On Wed, 25 Dec 2019 at 7:41 PM, Stuart Longland <stua...@longlandclan.id.au>
wrote:

> On 24/12/19 9:16 pm, Dumitru Moldovan wrote:
> > Maybe it would be worth mentioning in the FAQ?  I could only find it
> > here: https://www.openbsd.org/faq/upgrade63.html, but then it was not
> > mentioned for newer releases.
> >
> > Another remedy is to follow the `Files to remove` section in the FAQ,
> > e.g. for 6.6: https://www.openbsd.org/faq/upgrade66.html#RmFiles.  The
> > FAQ article for the 6.3 upgrade suggests sysclean does that too.  This
> > seems to be a byproduct of the design, meaning it doesn't specifically
> > remove those files, but it should remove them, as long as all installed
> > packages are updated and no longer need them.  But this is just my
> > reading of the sysclean man page.
>
> Yeah I had done that… actually for another router VM I had to do a very
> brutal equivalent of it when it ran out of disk space mid-update in the
> installer… I basically blew away /usr/* (minus directories that are on
> different partitions like 'local') figuring it'd re-instate the files
> when it unpacked the newer file sets.
>
> This lead to some missing files in /usr/share/relink but I was able to
> re-instate those from another 6.6 VM that did update cleanly
> (ironically, the very one that prompted this discussion).
>
> So far, both have now run `syspatch`, and I've got kernel re-linking
> working on both now.  We shall see.
>
> Both VMs should probably be re-built from scratch as a matter of sanity,
> but I can do that at leisure now, what I have, works.
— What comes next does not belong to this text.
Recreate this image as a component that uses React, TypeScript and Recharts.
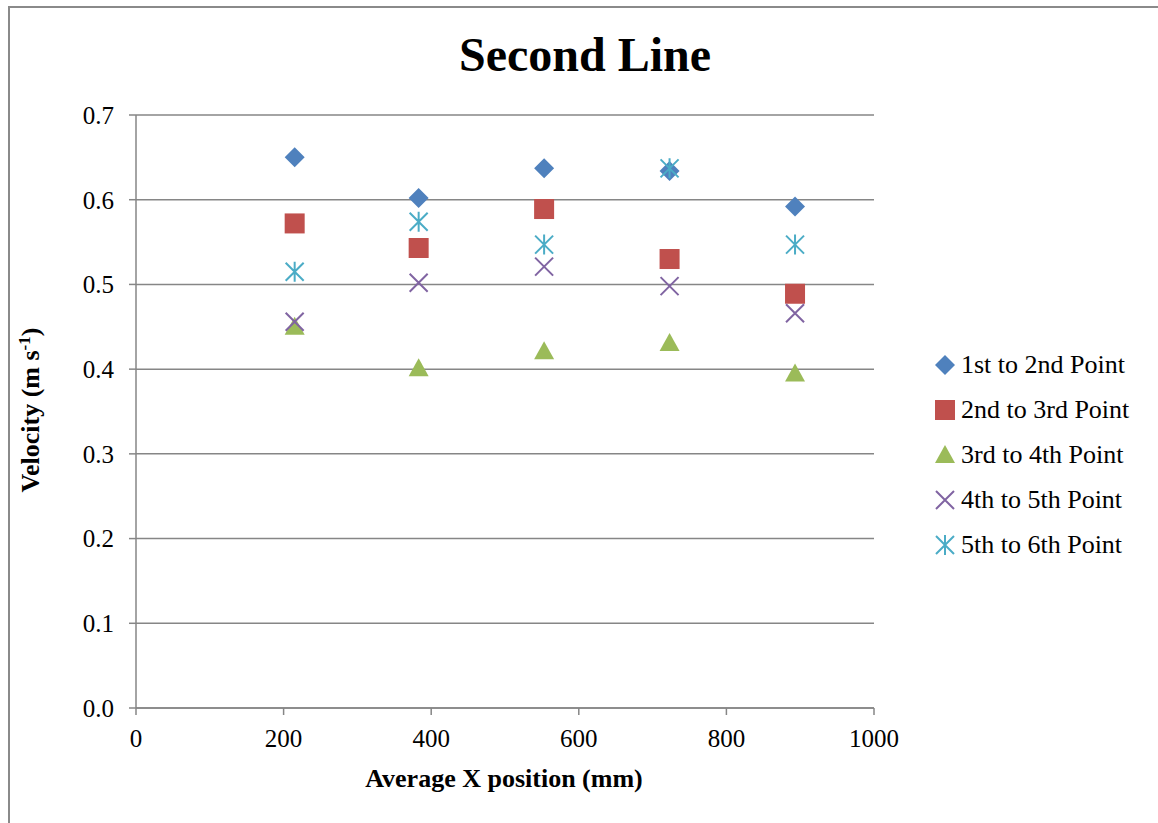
import React from 'react'
import { ScatterChart, Scatter, XAxis, YAxis, CartesianGrid, Label } from 'recharts'

const xPositions = [215, 383, 553, 723, 893]
const firstToSecond = [0.65, 0.602, 0.637, 0.634, 0.592]
const secondToThird = [0.572, 0.543, 0.589, 0.53, 0.489]
const thirdToFourth = [0.45, 0.401, 0.421, 0.431, 0.395]
const fourthToFifth = [0.456, 0.502, 0.521, 0.498, 0.466]
const fifthToSixth = [0.515, 0.574, 0.547, 0.637, 0.547]

const xTicks = [0, 200, 400, 600, 800, 1000]
const yTicks = [0, 0.1, 0.2, 0.3, 0.4, 0.5, 0.6, 0.7]

const FONT = '"Liberation Serif", "Times New Roman", serif'
const GRID = '#868686'

const toPoints = (vals: number[]) => vals.map((v, i) => ({ x: xPositions[i], y: v }))

// marker shapes, Excel style
function Diamond({ cx, cy, fill }: any) {
  const r = 10
  return <path d={`M${cx},${cy - r}L${cx + r},${cy}L${cx},${cy + r}L${cx - r},${cy}Z`} fill={fill} />
}
function Square({ cx, cy, fill }: any) {
  const r = 10
  return <rect x={cx - r} y={cy - r} width={2 * r} height={2 * r} fill={fill} />
}
function Triangle({ cx, cy, fill }: any) {
  const r = 10
  return <path d={`M${cx},${cy - r}L${cx + r},${cy + 8}L${cx - r},${cy + 8}Z`} fill={fill} />
}
function Cross({ cx, cy, fill }: any) {
  const r = 9
  return (
    <path
      d={`M${cx - r},${cy - r}L${cx + r},${cy + r}M${cx + r},${cy - r}L${cx - r},${cy + r}`}
      stroke={fill}
      strokeWidth={2}
      fill="none"
    />
  )
}
function Asterisk({ cx, cy, fill }: any) {
  const r = 9
  return (
    <path
      d={`M${cx - r},${cy - r}L${cx + r},${cy + r}M${cx + r},${cy - r}L${cx - r},${cy + r}M${cx},${cy - r - 1}L${cx},${cy + r + 1}`}
      stroke={fill}
      strokeWidth={2}
      fill="none"
    />
  )
}

const series = [
  { name: '1st to 2nd Point', data: firstToSecond, color: '#4F81BD', Shape: Diamond },
  { name: '2nd to 3rd Point', data: secondToThird, color: '#C0504D', Shape: Square },
  { name: '3rd to 4th Point', data: thirdToFourth, color: '#9BBB59', Shape: Triangle },
  { name: '4th to 5th Point', data: fourthToFifth, color: '#8064A2', Shape: Cross },
  { name: '5th to 6th Point', data: fifthToSixth, color: '#4BACC6', Shape: Asterisk },
]

function YLabel() {
  return (
    <text
      x={29}
      y={402}
      transform="rotate(-90 29 402)"
      textAnchor="middle"
      fontFamily={FONT}
      fontWeight="bold"
      fontSize={26}
      fill="#000"
    >
      Velocity (m s
      <tspan dy={-9} fontSize={17}>-1</tspan>
      <tspan dy={9}>)</tspan>
    </text>
  )
}

function XLabel() {
  return (
    <text x={494} y={779} textAnchor="middle" fontFamily={FONT} fontWeight="bold" fontSize={26} fill="#000">
      Average X position (mm)
    </text>
  )
}

export default function App() {
  return (
    <div
      style={{
        position: 'absolute',
        left: 8,
        top: 6,
        width: 1170,
        height: 840,
        border: '2px solid #8a8a8a',
        background: '#fff',
        overflow: 'hidden',
      }}
    >
      <div
        style={{
          position: 'absolute',
          left: 0,
          top: 19,
          width: 1150,
          textAlign: 'center',
          fontFamily: FONT,
          fontWeight: 'bold',
          fontSize: 48,
          color: '#000',
        }}
      >
        Second Line
      </div>
      <div style={{ position: 'absolute', left: 0, top: 0 }}>
        <ScatterChart width={1160} height={830} margin={{ top: 107, right: 296, bottom: 58, left: 66 }}>
          <CartesianGrid vertical={false} stroke={GRID} strokeWidth={1.5} />
          <XAxis
            type="number"
            dataKey="x"
            domain={[0, 1000]}
            ticks={xTicks}
            height={72}
            axisLine={{ stroke: GRID, strokeWidth: 1.5 }}
            tickLine={{ stroke: GRID, strokeWidth: 1.5 }}
            tickSize={7}
            tick={{ fontFamily: FONT, fontSize: 25, fill: '#000', dy: 12 }}
          >
            <Label content={<XLabel />} />
          </XAxis>
          <YAxis
            type="number"
            dataKey="y"
            domain={[0, 0.7]}
            ticks={yTicks}
            width={60}
            axisLine={{ stroke: GRID, strokeWidth: 1.5 }}
            tickLine={{ stroke: GRID, strokeWidth: 1.5 }}
            tickSize={7}
            tickFormatter={(v: number) => v.toFixed(1)}
            tick={{ fontFamily: FONT, fontSize: 25, fill: '#000', dx: -13 }}
          >
            <Label content={<YLabel />} />
          </YAxis>
          {series.map(s => (
            <Scatter
              key={s.name}
              name={s.name}
              data={toPoints(s.data)}
              fill={s.color}
              shape={<s.Shape />}
              isAnimationActive={false}
            />
          ))}
        </ScatterChart>
      </div>
      {/* legend */}
      <div style={{ position: 'absolute', left: 922, top: 334 }}>
        {series.map(s => (
          <div key={s.name} style={{ display: 'flex', alignItems: 'center', height: 45 }}>
            <svg width={28} height={24}>
              <s.Shape cx={13} cy={12} fill={s.color} />
            </svg>
            <span style={{ fontFamily: FONT, fontSize: 26, color: '#000', marginLeft: 1 }}>{s.name}</span>
          </div>
        ))}
      </div>
    </div>
  )
}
What hypervisor are you using? Does it support an API to create VM from ISO
images and to launch VMs from templates?


Do you have an inventory of the configuration files and the settings in
these files?

You may want to set up automation to produce a new openbsd vm and deliver
configurations into it via configuration management and then switch to this
vm after testing.

This would help you to cut over when needed, cut back in case of issues,
and have the ability to recover thanks to your automation.



> --
> Stuart Longland (aka Redhatter, VK4MSL)
>
> I haven't lost my mind...
>   ...it's backed up on a tape somewhere.